Wednesday, August 30, 2017

A Life in Four Colors (Part Forty-Two)

For me, it has always been Fantastic Four.

Why?

It wasn't my first comic. It wasn't even the first comic I actively collected (Adam Strange in Mystery in Space, Batman, Detective, Superman, Action, Adventure, Flash, Green Lantern, and Justice League all predated it). But to this day, when I think of comic book collecting, the first title I envision is Fantastic Four.

And I think I know the reason.

Fantastic Four was the first comic I actively collected from the very beginning of its run. I purchased my copy at the Enloe's Rexall Drugstore on Shorter Avenue, the day I first saw it on the stands. Didn't even know it was a superhero book. I recognized the art style as being the same as the art in of some of the pre-hero Marvel monster books I was buying and enjoying, and there were no costumes to identify these characters as superheroes.

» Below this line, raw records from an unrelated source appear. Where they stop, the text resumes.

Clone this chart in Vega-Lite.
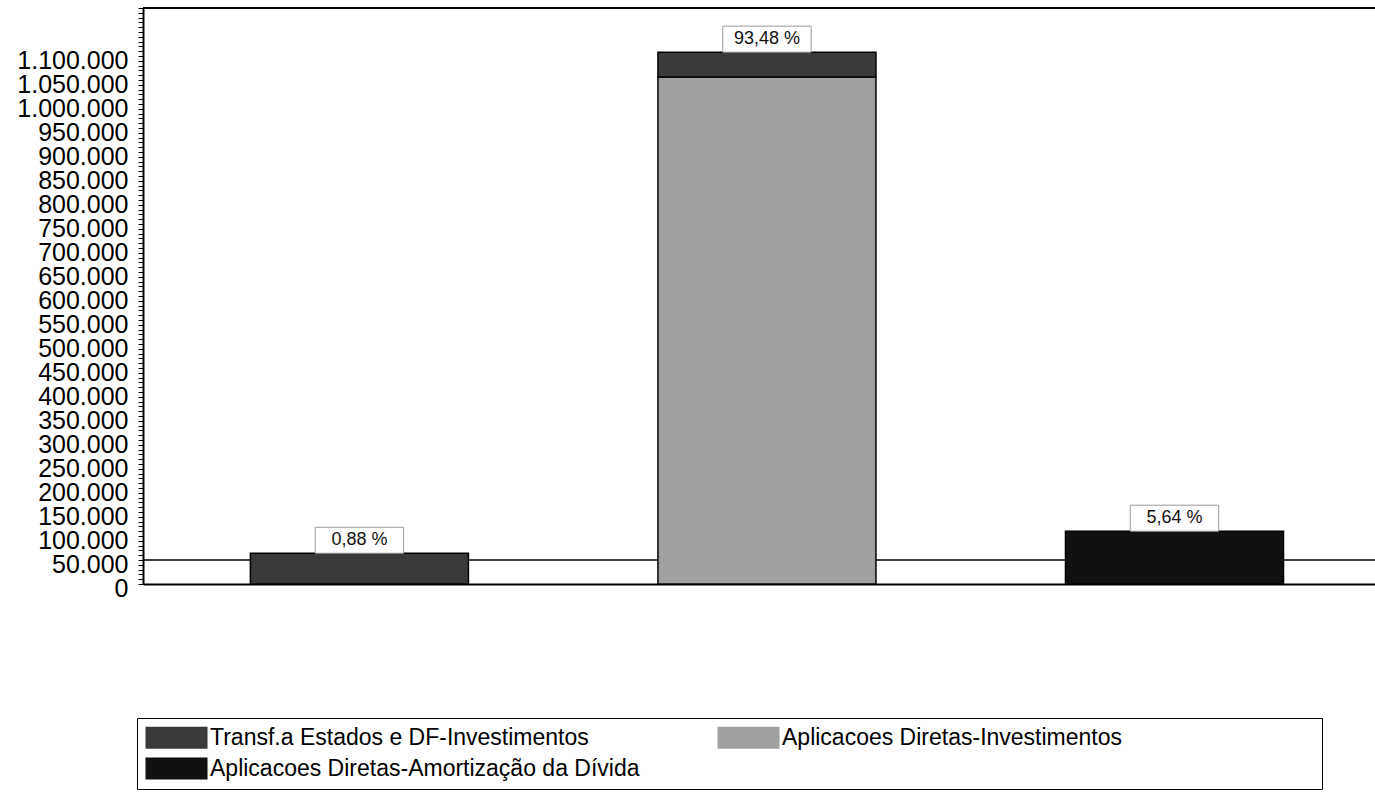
{
  "$schema": "https://vega.github.io/schema/vega-lite/v6.json",
  "autosize": "none",
  "padding": {"left": 143, "top": 8, "right": 0, "bottom": 208},
  "width": 1232,
  "height": 576,
  "background": "white",
  "config": {
    "locale": {"number": {"decimal": ",", "thousands": ".", "grouping": [3], "currency": ["R$ ", ""]}},
    "font": "Liberation Sans",
    "view": {"stroke": null}
  },
  "datasets": {
    "barras": [
      {"barra": "1", "serie": "Transf.a Estados e DF-Investimentos", "valor": 64000},
      {"barra": "2", "serie": "Aplicacoes Diretas-Investimentos", "valor": 1056000},
      {"barra": "2", "serie": "Transf.a Estados e DF-Investimentos", "valor": 52000},
      {"barra": "3", "serie": "Aplicacoes Diretas-Amortização da Dívida", "valor": 110000}
    ],
    "rotulos": [
      {"barra": "1", "total": 64000, "pct": "0,88 %"},
      {"barra": "2", "total": 1108000, "pct": "93,48 %"},
      {"barra": "3", "total": 110000, "pct": "5,64 %"}
    ]
  },
  "layer": [
    {
      "data": {"values": [{}]},
      "mark": {"type": "rule", "color": "black", "strokeWidth": 1.5},
      "encoding": {"y": {"datum": 50000, "type": "quantitative"}}
    },
    {
      "data": {"values": [{}]},
      "mark": {"type": "rule", "color": "black", "strokeWidth": 2},
      "encoding": {"y": {"datum": 1200000, "type": "quantitative"}}
    },
    {
      "data": {"name": "barras"},
      "mark": {"type": "bar", "stroke": "black", "strokeWidth": 1.5, "opacity": 1},
      "encoding": {
        "x": {
          "field": "barra", "type": "nominal",
          "scale": {"domain": ["1", "2", "3"], "paddingInner": 0.465, "paddingOuter": 0.244, "align": 0.54},
          "axis": {"title": null, "labels": false, "ticks": false, "domainColor": "black", "domainWidth": 2}
        },
        "y": {
          "field": "valor", "type": "quantitative", "stack": "zero",
          "scale": {"domain": [0, 1200000], "nice": false},
          "axis": {
            "title": null, "tickCount": 120, "format": ",d",
            "labelExpr": "datum.value % 50000 === 0 && datum.value <= 1100000 ? datum.label : ''",
            "labelFontSize": 25, "labelColor": "black", "labelPadding": 10, "labelOffset": 4,
            "tickSize": 5, "tickColor": "black", "domainColor": "black", "domainWidth": 2,
            "grid": false, "labelOverlap": false, "labelFlush": false, "labelBound": false
          }
        },
        "order": {"field": "valor", "sort": "descending"},
        "color": {
          "field": "serie", "type": "nominal",
          "scale": {
            "domain": ["Transf.a Estados e DF-Investimentos", "Aplicacoes Diretas-Amortização da Dívida", "Aplicacoes Diretas-Investimentos"],
            "range": ["#3a3a3a", "#111111", "#a0a0a0"]
          },
          "legend": {
            "title": null, "orient": "none", "legendX": -6, "legendY": 710,
            "columns": 2, "symbolType": "M-1,-1H4.64V1H-1Z", "symbolSize": 484,
            "symbolStrokeWidth": 0, "symbolOpacity": 1,
            "labelFontSize": 23, "labelColor": "black", "labelOffset": 42, "labelLimit": 2000,
            "columnPadding": 77, "rowPadding": 7, "padding": 8,
            "strokeColor": "black", "fillColor": "white",
            "labelExpr": "indexof(datum.label, 'Diretas-Investimentos') > 0 ? datum.label + '\u00a0\u00a0\u00a0\u00a0\u00a0\u00a0\u00a0\u00a0\u00a0\u00a0\u00a0\u00a0\u00a0\u00a0\u00a0\u00a0\u00a0\u00a0\u00a0\u00a0\u00a0\u00a0\u00a0\u00a0\u00a0\u00a0\u00a0\u00a0\u00a0\u00a0\u200b' : datum.label"
          }
        }
      }
    },
    {
      "data": {"name": "rotulos"},
      "mark": {"type": "point", "shape": "M-3.4,-2H3.4V0H-3.4Z", "filled": true, "fill": "white", "stroke": "#999999", "strokeWidth": 1, "opacity": 1, "size": 676},
      "encoding": {
        "x": {"field": "barra", "type": "nominal"},
        "y": {"field": "total", "type": "quantitative"}
      }
    },
    {
      "data": {"name": "rotulos"},
      "mark": {"type": "text", "fontSize": 18, "dy": -13, "baseline": "middle", "color": "#111111"},
      "encoding": {
        "x": {"field": "barra", "type": "nominal"},
        "y": {"field": "total", "type": "quantitative"},
        "text": {"field": "pct"}
      }
    }
  ]
}
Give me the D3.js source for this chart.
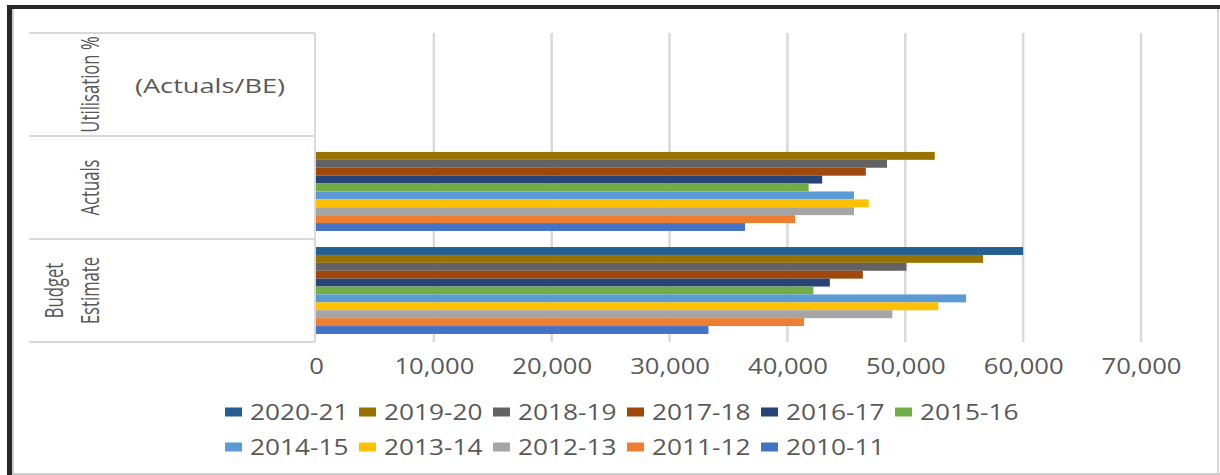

Heck, one of the good guys looked as monstrous as the behemoth he was combating!

So I bought a copy, and my life was changed.

The ill-tempered Ben Grimm. The intellectual Reed Richards. The brash Johnny Storm. The compassionate Sue Storm. Before I finished that first issue, I felt like I knew them. And right then, I knew that, if I saw another Fantastic Four comic, I was going to buy it.

Six weeks later, I stumbled across Fantastic Four #2 at Conn's Grocery. (The fact that I found it six weeks later meant that I was actually a couple of weeks late finding FF #1, since the title was bi-monthly to begin with. Imagine if I had been a few weeks later and had missed it entirely!...) I had already spent my entire allowance that week (mostly on comics, of course), but I cajoled my Dad into buying FF #2 for me.  I finished it in the car before we got home.

And right then, I wanted the next issue. I couldn't wait to read more stories starring these characters and their bizarre, almost monstrous adversaries.

I was hooked. I was a collector. And I watched the entire world of the Fantastic Four--and the entire Marvel Age of Comics--unfold, month after month, as Marvel added more superhero titles and converted some of their existing titles like Strange Tales, Tales to Astonish, Tales of Suspense, and Journey Into Mystery into superhero titles.

No matter how good the book was, though, it wasn't Fantastic Four. Stan and Jack were doing their best work here; they really wanted to live up to that bragging "World's Greatest Comics Magazine" blurb. Even lackluster issues like FF #7 (an alien kidnap story featuring a forgettable villain named Kurrgo) or FF #13 (the Red Ghost tale that is memorable only for the stunning Steve Ditko inks on Kirby's pencils) or FF #24 (the Infant Terrible story that seemed to be taken right from the pages of a pre-hero Marvel) were fascinating because they were part of the greater tapestry of Fantastic Four tales.

No matter how much I enjoyed Batman or Superman or any of the other DC heroes, I could never experience them from the beginning. With enough money, I could acquire all those old issues--but I'd be reading them as a part of history. There could be no real suspense, because I  had already read later issues and knew that everyone was alive and well. (I was too young to realize that all suspense in comics was largely artificial, because publishers back then were wise enough not to do anything drastic to their moneymaking characters.) But with Fantastic Four, I had no idea what might happen next.

There's a lot to be said for "getting in on the ground floor." In the case of Fantastic Four, it introduced me to the world's greatest comics magazine, and it made me appreciate the genius of the two men responsible for those tales.

So if I reduce my entire comics collection to one series, this is it. And I could be happy with that.

1 comment:

  1. I notice that to post a comment, I had to prove I was not a robot - by clicking a box that says, "I'm not a robot." Apparently, they follow the Star Trek school of robotics.